If you haven’t been keeping your pulse on the changing landscape of the real estate industry and the likely future of brokerage structures, agent payment, and transaction coordinator employment status, you may not be aware of the Assembly Bill (AB) 5, the important legal statute passed by California Governor, Gavin Newsom, that just went into effect this month.
What is Assembly Bill (AB) 5?
AB 5 is a bill the Governor signed into law in September 2019 addressing employment status when a hiring entity claims that the person it hired is an independent contractor. AB 5 requires the application of the “ABC test” to determine if workers in California are employees or independent contractors for purposes of the Labor Code, the Unemployment Insurance Code, and the Industrial Welfare Commission (IWC) wage orders.
The ABC test is intended to address 3 requirements:
- Is the worker free from the control and direction of the hiring entity in the performance of the work, both under the contract for the performance of the work and in fact?
- Does the worker perform work that is outside the usual course of the hiring entity’s business?
- Is the worker customarily engaged in an independently established trade, occupation, or business of the same nature as the work performed for the hiring entity?
How does this affect my real estate business?
As the real estate industry currently operates, agents and transaction coordinators are usually hired as independent contractors. Federal Law guaranteeing agents’ rights to operate as independent contractors will likely take precedence over AB 5, but the status of transaction coordinators will most definitely be addressed. Most brokerages hire transaction coordinators as independent contractors, and there’s an increasing trend of agents hiring personal coordinators as independent contractors directly. This will likely result in a tumultuous upheaval of business operations for brokers and agents alike for most in California, however, it presents a unique opportunity for those ahead of the curve to gain an edge on the competition. We’ll get to that soon, but first it’s necessary to go over the issue the unprepared brokers and agents will falter over.
What does this mean for transaction coordinators?

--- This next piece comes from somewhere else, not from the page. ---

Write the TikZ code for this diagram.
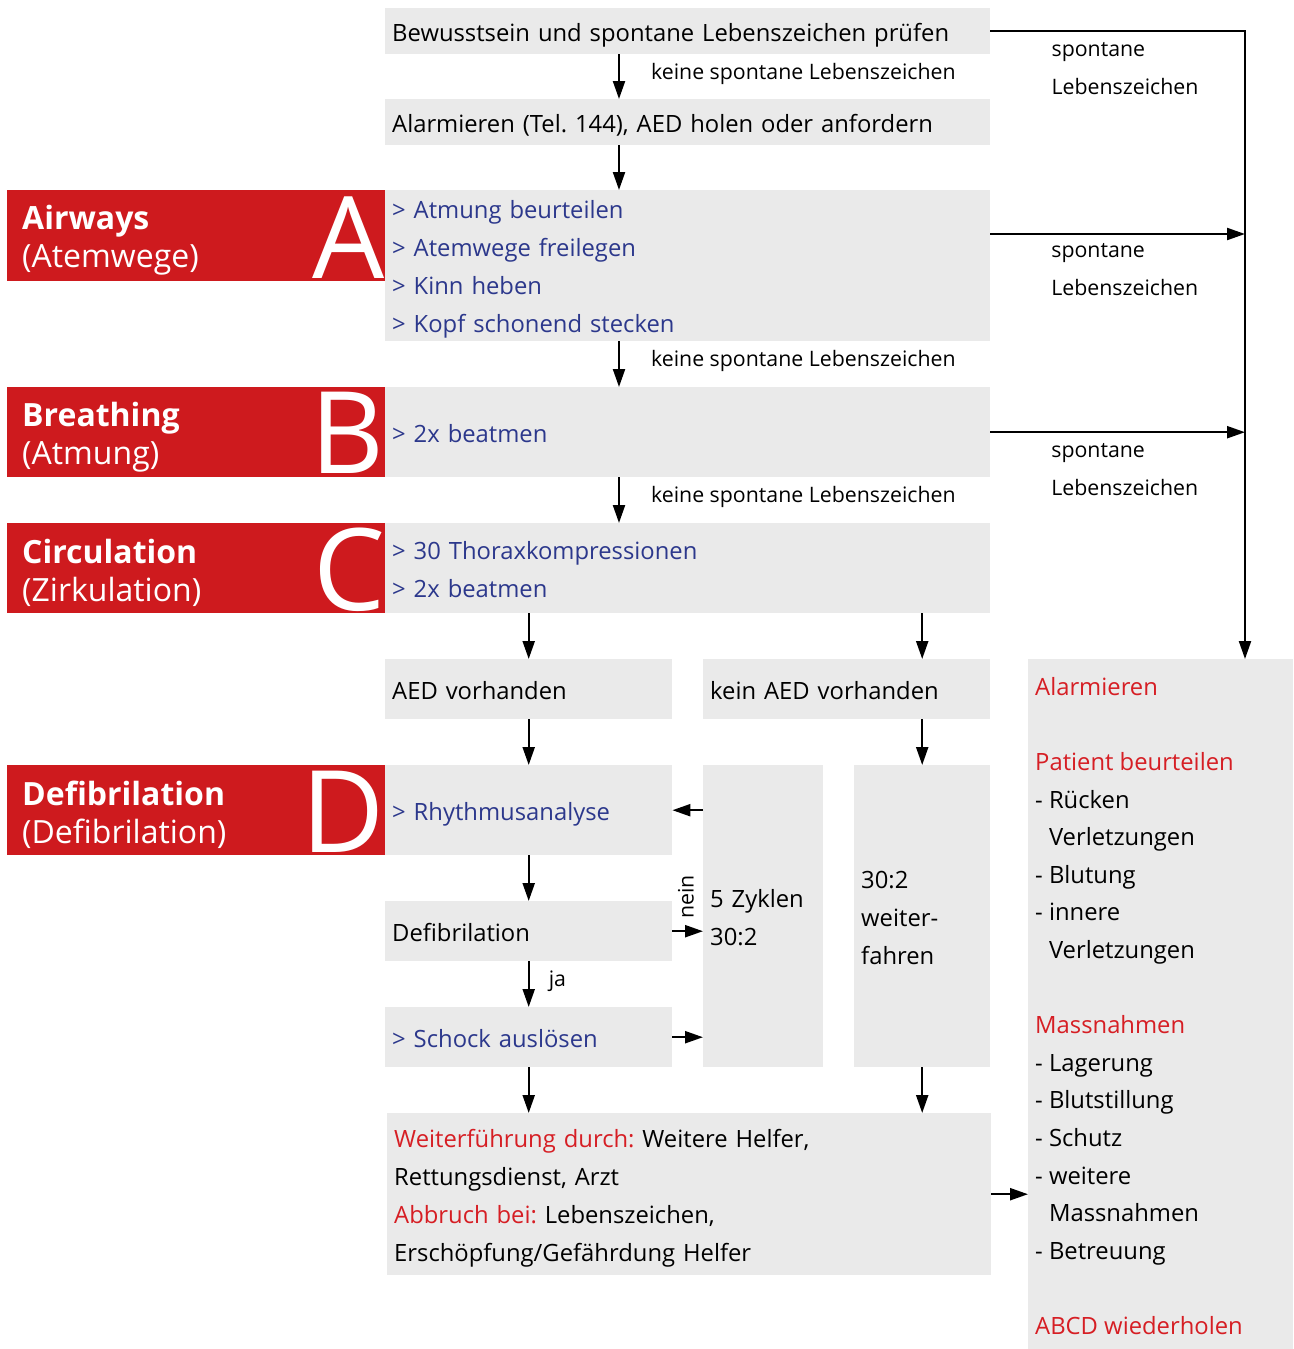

Of course, coordinators will no longer hold the opportunity to be hired as independent contractors directly by brokerages, but what about agents, (assuming they are afforded the privilege of maintaining their independent contractor status), who hire transaction coordinators directly? Independent contractors are responsible for paying their FICA taxes quarterly, (typically 15%), while employers of standard employees are responsible for paying half of these costs, and the employee the other half. Does this mean in the instance an agent contracts a transaction coordinator directly that the agent will now be responsible for half of the FICA fees incurred by the coordinator?
There’s no Federal Law in place advocating for the coordinator’s continued role as independent contractors, as is the case for agents, so someone, whether the agent or the broker, will now be paying this additional tax. If the broker has a degree of separation from these coordinators, since they hire agents as independent contractors, who then hire the transaction coordinators, the cost may very well fall to the agent.
How can brokers and agents capitalize on this impending shift?
While the future of employment status for agents is still an undetermined proposition at this time, there is good news for agents and brokers concerning the new requirement that transaction coordinators must be hired as employees. Outsourced transaction coordination services, like REBO, allow brokers and agents alike to circumvent these new incipient tax implications.
Transaction coordinators working for these services will uphold the new requirements as full-time employees, but they will be employees of these services, not of the brokerage or agent. Contracting these services, and allocating transaction coordination responsibilities from the broker and agent will effectively maintain broker and agent compliance with Assembly Bill 5, while passing the new tax costs to those services. It is apparent that these services are invariably the future of the transaction coordinator – agent relationship, and any broker or agent that resists this change breaks the law and invokes the wrath of the IRS at their own peril.